Story by Anne Sigmon. Photos by Anne Sigmon & Jack Martin

“So,” Jack said. “When are we going to have a real date?” He reached across the table and rested his hand on mine. Our pulses touched with magnetic energy.

“Not long,” I replied.

That was April 1991, the night Jack and I met over the strains of Wagner at a symphony outing arranged by the Presbyterian singles group. No dewy-eyed novices, we’d both been married before. He was fifty; I was thirty-eight.

After our first “real” date at the French bistro-of-the-moment, after Mozart at the opera, after a picnic with my dogs — my choice — Jack suggested a camping trip to Yosemite National Park with a hike to Sierra Point, his favorite spot.

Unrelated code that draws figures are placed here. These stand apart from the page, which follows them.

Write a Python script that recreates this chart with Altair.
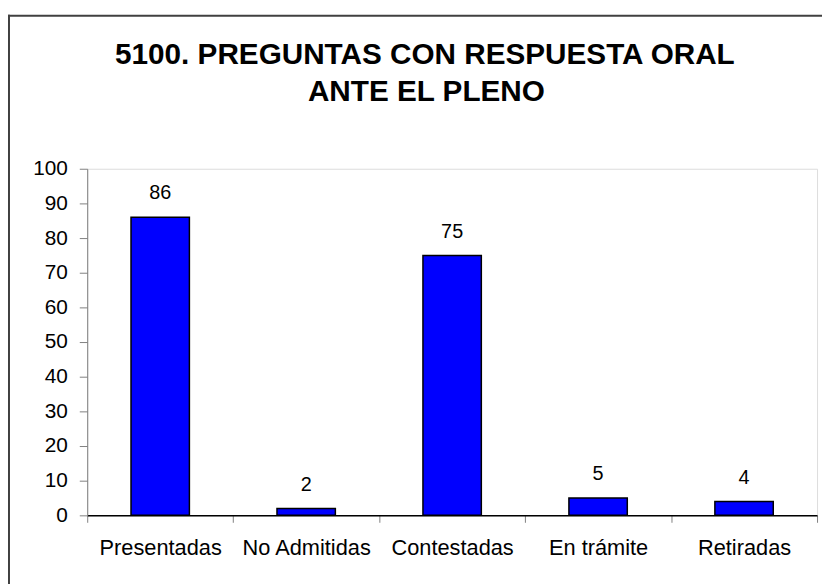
import altair as alt
import pandas as pd

categories = ["Presentadas", "No Admitidas", "Contestadas", "En trámite", "Retiradas"]
values = [86, 2, 75, 5, 4]
title_lines = ["5100. PREGUNTAS CON RESPUESTA ORAL", "ANTE EL PLENO"]
y_ticks = list(range(0, 101, 10))

df = pd.DataFrame({"cat": categories, "val": values})
FONT = "Liberation Sans"

x = alt.X(
    "cat:N",
    sort=categories,
    title=None,
    scale=alt.Scale(paddingInner=0, paddingOuter=0),
    axis=alt.Axis(
        labelAngle=0,
        labelFontSize=22,
        labelFont=FONT,
        labelColor="#000",
        labelPadding=16,
        labelOverlap=False,
        tickBand="extent",
        tickSize=7,
        tickColor="#808080",
        domainColor="#000",
        domainWidth=1.5,
        grid=False,
    ),
)
y = alt.Y(
    "val:Q",
    title=None,
    scale=alt.Scale(domain=[0, 100], nice=False),
    axis=alt.Axis(
        values=y_ticks,
        labelFontSize=21,
        labelFont=FONT,
        labelColor="#000",
        labelPadding=12,
        labelOverlap=False,
        labelFlush=False,
        tickSize=8,
        tickColor="#808080",
        domainColor="#808080",
        grid=False,
    ),
)

base = alt.Chart(df)
bars = base.mark_bar(
    color="#0000FF", stroke="#000", strokeWidth=1.5, width=alt.RelativeBandSize(0.4)
).encode(x=x, y=y)
labels = base.mark_text(
    fontSize=20, font=FONT, color="#000", dy=-18, baseline="alphabetic"
).encode(x=x, y=y, text="val:Q")

one = pd.DataFrame({"k": [0]})
title1 = alt.Chart(one).mark_text(
    font=FONT, fontSize=30, fontWeight="bold", color="#000", baseline="alphabetic", align="center"
).encode(x=alt.value(341), y=alt.value(-105.5), text=alt.value(title_lines[0]))
title2 = alt.Chart(one).mark_text(
    font=FONT, fontSize=30, fontWeight="bold", color="#000", baseline="alphabetic", align="center"
).encode(x=alt.value(342.5), y=alt.value(-68.5), text=alt.value(title_lines[1]))

left_line = alt.Chart(one).mark_rule(color="#404040", strokeWidth=2).encode(
    x=alt.value(-79), y=alt.value(-155.5), y2=alt.value(420)
)
top_line = alt.Chart(one).mark_rule(color="#404040", strokeWidth=2).encode(
    x=alt.value(-80), x2=alt.value(745), y=alt.value(-154.5)
)

chart = (
    alt.layer(bars, labels, title1, title2, left_line, top_line)
    .properties(
        width=737,
        height=350,
        autosize=alt.AutoSizeParams(type="none"),
        padding={"left": 80, "top": 159.5, "right": 5, "bottom": 66.5},
    )
    .configure_view(stroke=None)
    .configure(background="white")
)

chart.save("out.html", embed_options={"renderer": "svg", "actions": False})
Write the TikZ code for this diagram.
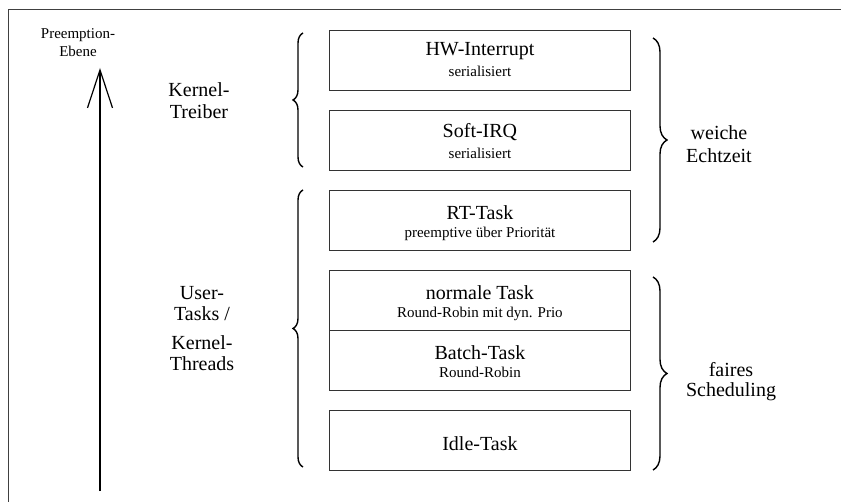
\documentclass[tikz,border=0pt]{standalone}
\usepackage{fontspec}
\setmainfont{Liberation Serif}
\usetikzlibrary{decorations.pathreplacing,arrows.meta,calc}
\tikzset{
  taskbox/.style={draw=black!80, line width=0.9pt, minimum width=301pt, minimum height=60pt, inner sep=0pt, anchor=north west},
  big/.style={font=\fontsize{20}{22}\selectfont, anchor=base, inner sep=0pt},
  small/.style={font=\fontsize{15}{17}\selectfont, anchor=base, inner sep=0pt},
  lbrace/.style={decorate, decoration={brace, amplitude=10pt}, line width=1.4pt},
  rbrace/.style={decorate, decoration={brace, amplitude=14pt}, line width=1.4pt},
  frame/.style={draw=black!75, line width=1.5pt},
}
\begin{document}
\begin{tikzpicture}[x=1pt,y=-1pt]
\useasboundingbox (0,0) rectangle (841,502);
% frame (top and left)
\coordinate (fbl) at (8.5,502);
\coordinate (ftl) at (8.5,9.5);
\coordinate (ftr) at (841,9.5);
\draw[frame] (fbl) -- (ftl) -- (ftr);

% boxes
\node[taskbox] (hw) at (329,30) {};
\node[taskbox] (soft) at (329,110) {};
\node[taskbox] (rt) at (329,190) {};
\node[taskbox] (norm) at (329,270) {};
\node[taskbox] (batch) at (329,330) {};
\node[taskbox] (idle) at (329,410) {};

\node[big] (hwt) at ($(hw.north)+(0,26)$) {HW-Interrupt};
\node[small] (hws) at ($(hw.north)+(0,47)$) {serialisiert};
\node[big] (softt) at ($(soft.north)+(0,28)$) {Soft-IRQ};
\node[small] (softs) at ($(soft.north)+(0,49)$) {serialisiert};
\node[big] (rtt) at ($(rt.north)+(0,30)$) {RT-Task};
\node[small] (rts) at ($(rt.north)+(0,48)$) {preemptive über Priorität};
\node[big] (normt) at ($(norm.north)+(0,30)$) {normale Task};
\node[small] (norms) at ($(norm.north)+(0,48)$) {Round-Robin mit dyn. Prio};
\node[big] (batcht) at ($(batch.north)+(0,30)$) {Batch-Task};
\node[small] (batchs) at ($(batch.north)+(0,48)$) {Round-Robin};
\node[big] (idlet) at ($(idle.north)+(0,41)$) {Idle-Task};

% left braces
\coordinate (kb1) at (303,167);
\coordinate (kb2) at (303,33);
\draw[lbrace] (kb1) -- (kb2);
\coordinate (ub1) at (303,467);
\coordinate (ub2) at (303,190);
\draw[lbrace] (ub1) -- (ub2);

% right braces
\coordinate (wb1) at (653,38);
\coordinate (wb2) at (653,242);
\draw[rbrace] (wb1) -- (wb2);
\coordinate (fb1) at (653,277);
\coordinate (fb2) at (653,470);
\draw[rbrace] (fb1) -- (fb2);

% left labels
\node[big] (k1) at (199,97) {Kernel-};
\node[big] (k2) at (199,119) {Treiber};
\node[big] (u1) at (202,300) {User-};
\node[big] (u2) at (202,321) {Tasks /};
\node[big] (u3) at (202,350) {Kernel-};
\node[big] (u4) at (202,371) {Threads};

% right labels
\node[big] (w1) at (719,140) {weiche};
\node[big] (w2) at (719,163) {Echtzeit};
\node[big] (f1) at (731,377) {faires};
\node[big] (f2) at (731,397) {Scheduling};

% preemption arrow
\node[small] (p1) at (78,39) {Preemption-};
\node[small] (p2) at (78,57) {Ebene};
\coordinate (abot) at (100,491);
\coordinate (atop) at (100,68);
\draw[line width=1.2pt, -{Straight Barb[length=38pt,width=25pt,line width=1.2pt]}] (abot) -- (atop);
\end{tikzpicture}
\end{document}
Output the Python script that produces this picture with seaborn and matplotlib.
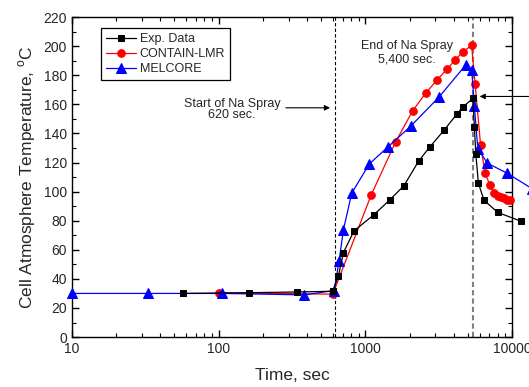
import numpy as np
import pandas as pd
import matplotlib
matplotlib.use('Agg')
import matplotlib.pyplot as plt
import seaborn as sns
from matplotlib.ticker import MultipleLocator, FixedLocator, FixedFormatter, LogLocator, NullFormatter

# Verileri
exp_t = [57, 161, 341, 600, 655, 708, 837, 1141, 1473, 1830, 2309, 2740, 3426, 4183, 4599,
         5400, 5534, 5659, 5894, 6440, 7986, 11450]
exp_T = [30, 30.5, 31, 31.5, 42, 58, 73, 84, 94.5, 104, 121, 130.5, 142, 153, 158,
         164, 144.6, 126, 105.8, 94, 85.7, 79.7]

red_t = [100, 600, 1095, 1610, 2103, 2594, 3097, 3590, 4086, 4610, 5300, 5600, 6100, 6550,
         7085, 7570, 8000, 8380, 8820, 9300, 9690]
red_T = [30.5, 29.5, 97.6, 134.3, 155.6, 168, 177, 184, 190.3, 196, 200.5, 174, 132, 112.6,
         104.2, 99.2, 97.3, 96.2, 95.3, 94.4, 93.9]

blue_t = [10, 33.2, 106, 382, 612, 662, 708, 808, 1064, 1435, 2039, 3178, 4830, 5310, 5534,
          5840, 6790, 9200, 13700]
blue_T = [30, 30, 30, 29, 32, 52, 73.6, 99, 119, 131, 145, 165, 187, 183.5, 158.5,
          129.5, 119.5, 112.8, 102]

series_names = ['Exp. Data', 'CONTAIN-LMR', 'MELCORE']
spray_start = 620
spray_end = 5400
x_ticks = [10, 100, 1000, 10000]
x_tick_labels = ['10', '100', '1000', '10000']

sns.set_style('ticks')
plt.rcParams['font.family'] = ['Liberation Sans', 'DejaVu Sans']

fig = plt.figure(figsize=(5.29, 3.87), dpi=100)
ax = fig.add_axes([0.136, 0.129, 0.832, 0.827])

exp_df = pd.DataFrame({'t': exp_t, 'T': exp_T})
red_df = pd.DataFrame({'t': red_t, 'T': red_T})
blue_df = pd.DataFrame({'t': blue_t, 'T': blue_T})

# seri cizimleri (sag kenarin disina tasabiliyor)
sns.lineplot(data=red_df, x='t', y='T', ax=ax, color='red', marker='o', markersize=5.5,
             markeredgecolor='red', linewidth=0.9, clip_on=False, zorder=3, label=series_names[1])
sns.lineplot(data=blue_df, x='t', y='T', ax=ax, color='blue', marker='^', markersize=6.5,
             markeredgecolor='blue', linewidth=0.9, clip_on=False, zorder=4, label=series_names[2])
sns.lineplot(data=exp_df, x='t', y='T', ax=ax, color='black', marker='s', markersize=5,
             markeredgecolor='black', linewidth=0.9, clip_on=False, zorder=5, label=series_names[0])

# dikey cizgiler
ax.axvline(spray_start, color='black', linestyle=(0, (3, 2)), linewidth=0.8, zorder=2)
ax.axvline(spray_end, color='#808080', linestyle=(0, (2.5, 1.5)), linewidth=1.5, zorder=2)

# aciklamalar
ax.text(123, 156.5, 'Start of Na Spray\n620 sec.', ha='center', va='center', fontsize=9,
        linespacing=0.95)
ax.annotate('', xy=(600, 157.6), xytext=(275, 157.6),
            arrowprops=dict(arrowstyle='-|>', color='black', lw=0.8, mutation_scale=8))
ax.text(1914, 195.6, 'End of Na Spray\n5,400 sec.', ha='center', va='center', fontsize=9)
ax.annotate('', xy=(5750, 165.4), xytext=(1.06, 165.4),
            textcoords=('axes fraction', 'data'),
            arrowprops=dict(arrowstyle='-|>', color='black', lw=0.8, mutation_scale=8),
            annotation_clip=False)

ax.set_xscale('log')
ax.set_xlim(10, 10000)
ax.set_ylim(0, 220)
ax.xaxis.set_major_locator(FixedLocator(x_ticks))
ax.xaxis.set_major_formatter(FixedFormatter(x_tick_labels))
ax.xaxis.set_minor_locator(LogLocator(base=10, subs=np.arange(2, 10)))
ax.xaxis.set_minor_formatter(NullFormatter())
ax.yaxis.set_major_locator(MultipleLocator(20))
ax.yaxis.set_minor_locator(MultipleLocator(10))

ax.tick_params(which='both', direction='in', top=True, right=True, labelsize=10, color='black')
ax.tick_params(which='major', length=5, width=1)
ax.tick_params(which='minor', length=3, width=0.8)
for sp in ax.spines.values():
    sp.set_linewidth(1.0)
    sp.set_color('black')

ax.set_xlabel('Time, sec', fontsize=12.5, labelpad=9)
ax.set_ylabel('Cell Atmosphere Temperature, $^\\mathregular{o}$C', fontsize=12.5, labelpad=4)

# lejant
h, l = ax.get_legend_handles_labels()
order = [l.index(n) for n in series_names]
leg = ax.legend([h[i] for i in order], [l[i] for i in order], loc='upper left',
                bbox_to_anchor=(0.052, 0.985), fontsize=9, frameon=True, fancybox=False,
                edgecolor='black', framealpha=1, handlelength=2.4, borderpad=0.4,
                labelspacing=0.25, handletextpad=0.3)
leg.get_frame().set_linewidth(0.9)

plt.savefig('out.png', dpi=100)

I hesitated. “I haven’t hiked much.”

That was an understatement. Not counting walking my dogs in the park, I’d never hiked at all.

All my life I’d fantasized about traveling to exotic, physical places — chugging up the Umba River on the African Queen or teetering on the edge of a Columbian jungle waterfall. Trouble was, I’d never had the courage or the physicality for it. Painful experience — including the humiliation of flunking junior high PE — had taught me to shy away from anything that smacked of physical prowess. Already in my late thirties, I couldn’t foresee any miraculous improvement. Now Jack wanted to take me to Yosemite to walk in the footsteps of Ansel Adams. I couldn’t say ‘no.’ A fair warning would have to do.

“I’m not at all athletic,” I emphasized, not mentioning that I was also terrified of heights. My omission seemed reasonable. I didn’t want to scare him off with graphic descriptions of my klutziness just as our relationship was gaining traction.

“No problem, we’ll take it easy,” Jack promised. “You’ll love it.” His blue eyes danced.

Wooded Yosemite trail

On hike day, we set out early, leaving behind wood smoke and coffee smells and the clatter of the Upper Pines campground coming to life. As we crossed the footbridge leading to the John Muir Trail, my white leather tennis shoes crunched on the gravel path and squished in the wet dirt. They also pinched my toes. I snuggled in my parka against the morning chill and the pink-green-blue mist swirling at the base of Vernal Falls.

Excited about Jack, already in love with the mountain, I ignored my anxiety about the physical demands. Just don’t think about it was my mantra.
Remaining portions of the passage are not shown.